Mark E. Shoulson mark at kli.org
Wed Jun 3 22:02:44 CDT 2020

On 6/3/20 10:21 PM, abrahamgross--- via Unicode wrote:
> This is exactly why I want the folded lamed.
> (I also want the headless lamed cuz I've also seen it used a lot and I really like it. its especially useful when u need to put a RAFE or other trop/accent marks on a folded lamed)

Aha!  So you need it for typesetting reasons!  And that's exactly how 
you should obtain it.  This is *precisely* why God created OpenType 
tables in modern fonts!  So that when you have an AYIN with a vowel 
underneath it, the shape changes so it's flat and not descending as much 
(yes, I know, that's U+FB20 HEBREW LETTER ALTERNATIVE AYIN, but that, 
too, was added for reasons we don't like to admit anymore, and it would 
never be accepted today.)  I know for certain that John Hudson's "SBL 
Hebrew" font does exactly that, see the attached image.  Nothing was 
done between the right frame and the left frame aside from typing a 
QAMATS.  The letter changed automatically, because John Hudson has 
killer typography skillz[sic].  In fact, if I had used a PATAH, the 
letter would _not_ have changed, UNTIL I typed a following letter, 
because a PATAH under an AYIN at the end of a word is a patah genuvah, 
which some prefer to set shifted over to right a little.

I don't know of any font machinery that can actually change things based 
on what's present on the previous *line*; that may not be supported.  
But you can bet that such a thing won't be reason enough to encode a new 

As for wanting other funky shapes, why, there's nothing to stop you.  
Just because they're all glyphic variants of the same letter doesn't 
mean you can't use them both.  You can have stylistic alternatives in a 
font, so THIS "a" is two-story while THAT "a" is one-story, in the same 
font, by using your (higher-level!) formatting software to turn options 
on and off in setting the font.  Look 'em up.

(A more brute-force method would be to make two copies of the font, 
FontA and FontB, the same except that one has a bent LAMED and one has a 
straight LAMED.  Then you could change the LAMEDs you want to be this 
way to FontA and the ones you want that way to FontB.)

(I hope the picture came through.)

Bottom line: it's not bad to want these things, but this is not the way 
to get them.  There are other tools especially for situations like this.

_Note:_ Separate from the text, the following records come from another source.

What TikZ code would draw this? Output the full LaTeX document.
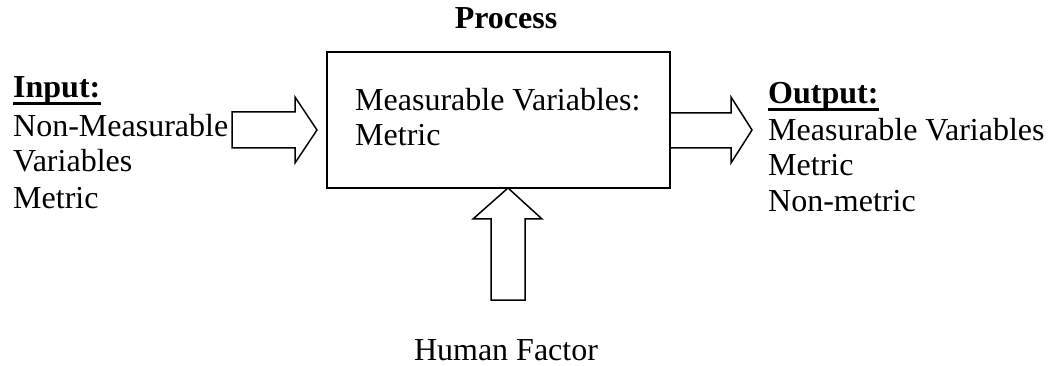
\documentclass[tikz,border=0pt]{standalone}
\usepackage{fontspec}
\setmainfont{Liberation Serif}
\usetikzlibrary{calc}
\begin{document}
\begin{tikzpicture}[x=1pt,y=-1pt,
  txt/.style={inner sep=0pt,anchor=base west,font=\fontsize{32}{36}\selectfont},
  ctxt/.style={inner sep=0pt,anchor=base,font=\fontsize{32}{36}\selectfont},
  ul/.style={line width=3pt},
  blockarrow/.style={draw=black,fill=white,line width=1.5pt,line join=miter},
  boxstyle/.style={draw=black,line width=1.5pt,inner sep=0pt}]
\useasboundingbox (0,0) rectangle (1052,366);
% process box
\node[boxstyle,minimum width=343pt,minimum height=136pt] (proc) at (498.5,120) {};
\node[ctxt,font=\fontsize{32}{36}\selectfont\bfseries] (ptitle) at (506,29) {Process};
\node[txt] (pm1) at (355,111) {Measurable Variables:};
\node[txt] (pm2) at (355,146) {Metric};
% input text
\node[txt,font=\fontsize{32}{36}\selectfont\bfseries] (in) at (13,98) {Input:};
\draw[ul] ($(in.base west)+(0,6)$) -- ($(in.base east)+(0,6)$);
\node[txt] (in1) at (13,137) {Non-Measurable};
\node[txt] (in2) at (13,172) {Variables};
\node[txt] (in3) at (13,208) {Metric};
% output text
\node[txt,font=\fontsize{32}{36}\selectfont\bfseries] (out) at (768,104) {Output:};
\draw[ul] ($(out.base west)+(0,6)$) -- ($(out.base east)+(0,6)$);
\node[txt] (out1) at (768,141) {Measurable Variables};
\node[txt] (out2) at (768,176) {Metric};
\node[txt] (out3) at (768,212) {Non-metric};
% human factor
\node[ctxt] (hf) at (506,360) {Human Factor};
% block arrows
\draw[blockarrow] (232,112) -- (295,112) -- (295,97) -- (317,130) -- (295,163) -- (295,148) -- (232,148) -- cycle;
\draw[blockarrow] (670,113) -- (731,113) -- (731,97) -- (752,130) -- (731,163) -- (731,148) -- (670,148) -- cycle;
\draw[blockarrow] (508,188) -- (542,219) -- (525,219) -- (525,300) -- (491,300) -- (491,219) -- (473,219) -- cycle;
\end{tikzpicture}
\end{document}
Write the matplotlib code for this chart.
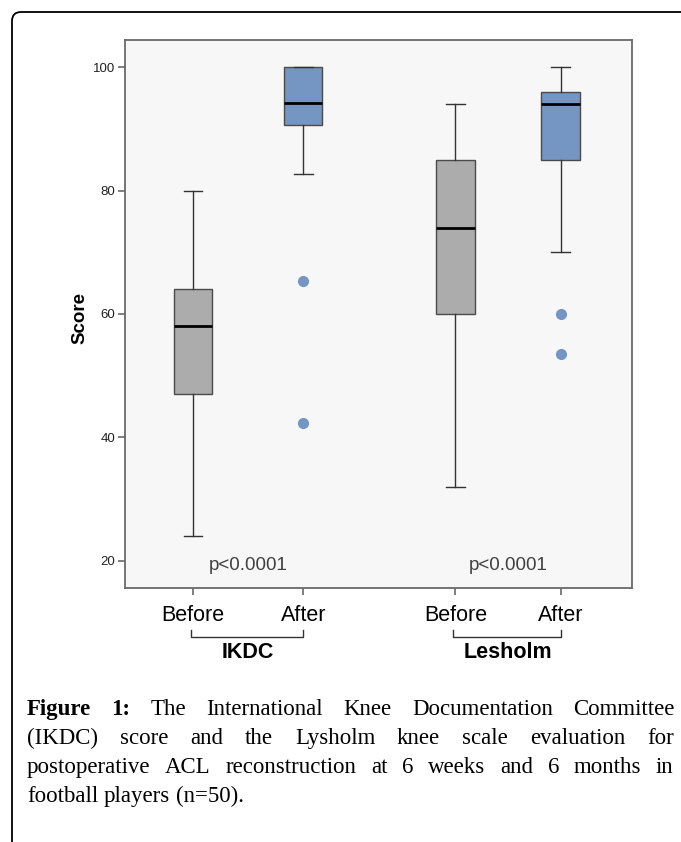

> 2020/06/03 午後9:44:18 Mark E. Shoulson via Unicode<unicode at unicode.org>:
>> The bent LAMED was invented for reasons of typesetting: LAMED is the only letter with an ascender, and it tended to get in the way of things with Hebrew text being set with little or no leading and letter-height filling almost the entire line-height.  You can see where there are straight LAMEDs on your page, that their ascenders reach into places in the line above that happen to be open enough not to cause problems, like spaces between words or letters with no baseline.  Otherwise, the bent LAMED was pressed into service, because that's what it's for.